Edinburgh involvement in new virtual reality device
A Scottish company is involved in the creation of a virtual reality device to compete with products such as Oculus Rift and Sony's Morpheus.
Edinburgh-based Eyedak Ltd and Eyedak SL in Gran Canaria hope to have their product, vrAse, on the market later this year.
Almost three years in the making, the headset turns images on a smartphone screen into 3D visuals.
It could be worn to watch films, television and play games.
Known as augmented reality, the new way of seeing images and gaming is reported to be attracting growing interest from businesses.
Eyedak CEO Miguel Schiaffino said: "The product is a simple device that uses a smartphone as a screen to represent a 3D image."
The Gran Canaria-based firm is leading the development of the device, while the Edinburgh operation is marketing it.
Parts for vrAse headsets will be manufactured in Europe and China.
Mr Schiaffino said: "Edinburgh is really good for business. It is an important hub for business for us."
The device was to be put on sale earlier this year, but this plan was put on hold to allow for a new design of the headset.

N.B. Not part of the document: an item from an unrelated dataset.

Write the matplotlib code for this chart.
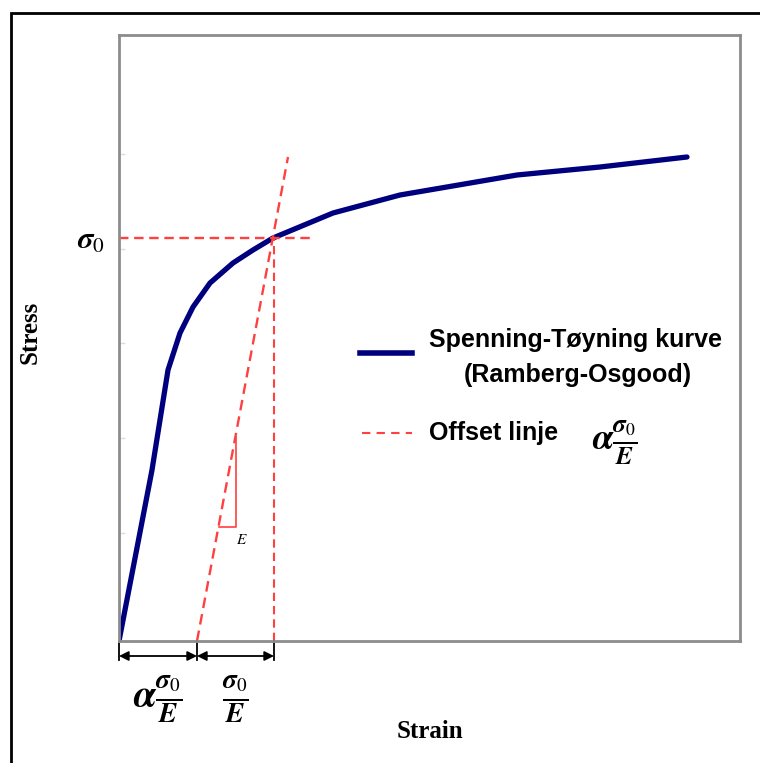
import matplotlib.pyplot as plt
from matplotlib.patches import Rectangle

plt.rcParams["mathtext.fontset"] = "stix"

# stress-strain curve (Ramberg-Osgood)
strain = [0, 17, 33, 41, 49, 61, 74, 91, 114, 134, 154, 178, 214, 281, 398, 481, 568]
stress = [0, 88, 171, 221, 271, 308, 334, 358, 378, 391, 403, 413, 428, 446, 466, 474, 484]

# offset line endpoints
offset_strain = [78, 169]
offset_stress = [0, 484]

sigma0 = 403
eps_offset = 78
eps_yield = 155

blue = "#00007f"
red = "#ff4040"

fig = plt.figure(figsize=(7.6, 7.63), dpi=100)
fig.patches.append(Rectangle((11 / 760, -0.1), 2, 1.1 - 13 / 763,
                             transform=fig.transFigure, fill=False,
                             edgecolor="black", linewidth=2))

ax = fig.add_axes([119 / 760, 1 - 641 / 763, 621 / 760, 606 / 763])
ax.set_xlim(0, 621)
ax.set_ylim(0, 606)
for s in ax.spines.values():
    s.set_color("#8c8c8c")
    s.set_linewidth(2)
ax.set_xticks([])
ax.set_yticks([108, 203, 298, 392, 487])
ax.set_yticklabels([])
ax.tick_params(axis="y", direction="in", length=4, color="#dddddd", width=1)

ax.plot(strain, stress, color=blue, linewidth=3.8, solid_capstyle="round",
        solid_joinstyle="round")
ax.plot(offset_strain, offset_stress, color=red, linewidth=1.7, dashes=(4.5, 2.6))
ax.plot([0, 196], [sigma0, sigma0], color=red, linewidth=1.7, dashes=(4, 2.4))
ax.plot([eps_yield, eps_yield], [0, sigma0], color=red, linewidth=1.5, dashes=(4, 2.4))

# small slope triangle
ax.plot([100, 117, 117], [114, 114, 204], color=red, linewidth=1.2)
ax.text(123, 101, r"$E$", fontsize=11, ha="center", va="center")

# sigma_0 label
ax.text(-28, sigma0 - 3, r"$\boldsymbol{\sigma}_{\mathrm{0}}$", fontsize=22,
        ha="center", va="center")

# dimension arrows under the axis
for x in [0, eps_offset, eps_yield]:
    ax.plot([x, x], [0, -19], color="black", linewidth=1.3, clip_on=False)
for a, b in [(0, eps_offset), (eps_offset, eps_yield)]:
    ax.annotate("", xy=(b, -15), xytext=(a, -15), annotation_clip=False,
                arrowprops=dict(arrowstyle="<|-|>", color="black", lw=1.3,
                                mutation_scale=14, shrinkA=0, shrinkB=0))
ax.text(eps_offset / 2, -58,
        r"$\boldsymbol{\alpha}\frac{\boldsymbol{\sigma}_{\mathrm{0}}}{\boldsymbol{E}}$",
        fontsize=28, ha="center", va="center")
ax.text((eps_offset + eps_yield) / 2, -58,
        r"$\frac{\boldsymbol{\sigma}_{\mathrm{0}}}{\boldsymbol{E}}$",
        fontsize=28, ha="center", va="center")

# axis labels
fig.text(30 / 760, 1 - 332 / 763, "Stress", rotation=90, family="Liberation Serif",
         fontweight="bold", fontsize=18, ha="center", va="center")
fig.text(430 / 760, 1 - 732 / 763, "Strain", family="Liberation Serif",
         fontweight="bold", fontsize=18, ha="center", va="center")

# legend, drawn by hand
ax.plot([241, 293], [288, 288], color=blue, linewidth=4)
ax.text(310, 301, "Spenning-Tøyning kurve", family="Liberation Sans",
        fontweight="bold", fontsize=18, ha="left", va="center")
ax.text(459, 266, "(Ramberg-Osgood)", family="Liberation Sans",
        fontweight="bold", fontsize=18, ha="center", va="center")
ax.plot([243, 293], [208, 208], color=red, linewidth=1.5, dashes=(4, 3))
ax.text(310, 208, "Offset linje", family="Liberation Sans",
        fontweight="bold", fontsize=18, ha="left", va="center")
ax.text(496, 198,
        r"$\boldsymbol{\alpha}\frac{\boldsymbol{\sigma}_{\mathrm{0}}}{\boldsymbol{E}}$",
        fontsize=26, ha="center", va="center")

fig.savefig("out.png", dpi=100)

Eyedak now hopes to have it on shelves later this year. Mr Schiaffino said they wanted it to be an affordable entry into a "new and exciting" market.
Six of the best selling makes of smartphones can be slotted into prototypes of vrAse. A universal adapter has been designed for other smartphone shapes.

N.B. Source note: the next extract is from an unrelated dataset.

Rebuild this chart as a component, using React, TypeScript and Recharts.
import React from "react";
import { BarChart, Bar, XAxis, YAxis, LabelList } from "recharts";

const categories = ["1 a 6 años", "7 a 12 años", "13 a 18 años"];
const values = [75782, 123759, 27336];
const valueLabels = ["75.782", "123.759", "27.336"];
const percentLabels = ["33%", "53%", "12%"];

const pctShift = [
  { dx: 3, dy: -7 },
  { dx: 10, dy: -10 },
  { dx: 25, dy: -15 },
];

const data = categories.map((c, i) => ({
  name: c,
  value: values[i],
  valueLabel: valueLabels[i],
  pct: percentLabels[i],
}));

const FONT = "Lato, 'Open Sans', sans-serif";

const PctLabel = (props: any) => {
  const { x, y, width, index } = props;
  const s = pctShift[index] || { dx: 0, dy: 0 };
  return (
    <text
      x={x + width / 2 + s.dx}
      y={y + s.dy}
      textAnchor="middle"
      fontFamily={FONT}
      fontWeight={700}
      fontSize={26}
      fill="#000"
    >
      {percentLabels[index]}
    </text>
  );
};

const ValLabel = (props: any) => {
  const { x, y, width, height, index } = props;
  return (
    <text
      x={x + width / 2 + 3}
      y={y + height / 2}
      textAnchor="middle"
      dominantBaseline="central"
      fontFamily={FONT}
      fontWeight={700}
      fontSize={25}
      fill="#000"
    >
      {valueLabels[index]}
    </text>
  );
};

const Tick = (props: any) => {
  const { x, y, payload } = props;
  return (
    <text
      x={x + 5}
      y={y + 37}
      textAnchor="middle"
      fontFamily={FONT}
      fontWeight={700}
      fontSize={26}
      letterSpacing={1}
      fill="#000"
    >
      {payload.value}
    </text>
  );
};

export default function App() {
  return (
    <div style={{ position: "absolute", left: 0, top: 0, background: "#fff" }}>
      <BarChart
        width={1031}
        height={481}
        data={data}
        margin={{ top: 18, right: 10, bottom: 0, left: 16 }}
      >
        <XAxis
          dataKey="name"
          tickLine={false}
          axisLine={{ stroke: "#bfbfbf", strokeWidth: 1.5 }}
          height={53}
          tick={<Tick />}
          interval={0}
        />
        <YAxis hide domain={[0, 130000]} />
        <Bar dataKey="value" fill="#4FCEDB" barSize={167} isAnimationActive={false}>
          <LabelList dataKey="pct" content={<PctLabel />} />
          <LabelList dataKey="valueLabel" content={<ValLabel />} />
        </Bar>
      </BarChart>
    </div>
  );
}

Eyedak said vrAse creates 3D images by sending each eye its own information.
It added that hours of visuals could watched without eyes being strained.
Oculus Rift was the first product of Oculus VR, a Californian company founded by virtual reality enthusiast Palmer Luckey.
Earlier this year, Facebook bought the firm for about $2bn (£1.2bn).
Sony showcased its Morpheus at Los Angeles' gaming expo, E3, in June.
Samsung has a device in development called Gear VR, Microsoft is also reportedly looking at bringing out a headset while the Avegant Glyph could be released in December.
Google has produced a cheap DIY virtual reality headset made of cardboard, embedded with two lenses.
When a user places a smartphone in the front of the device, the viewer receives an immersive 3D experience, according to Google.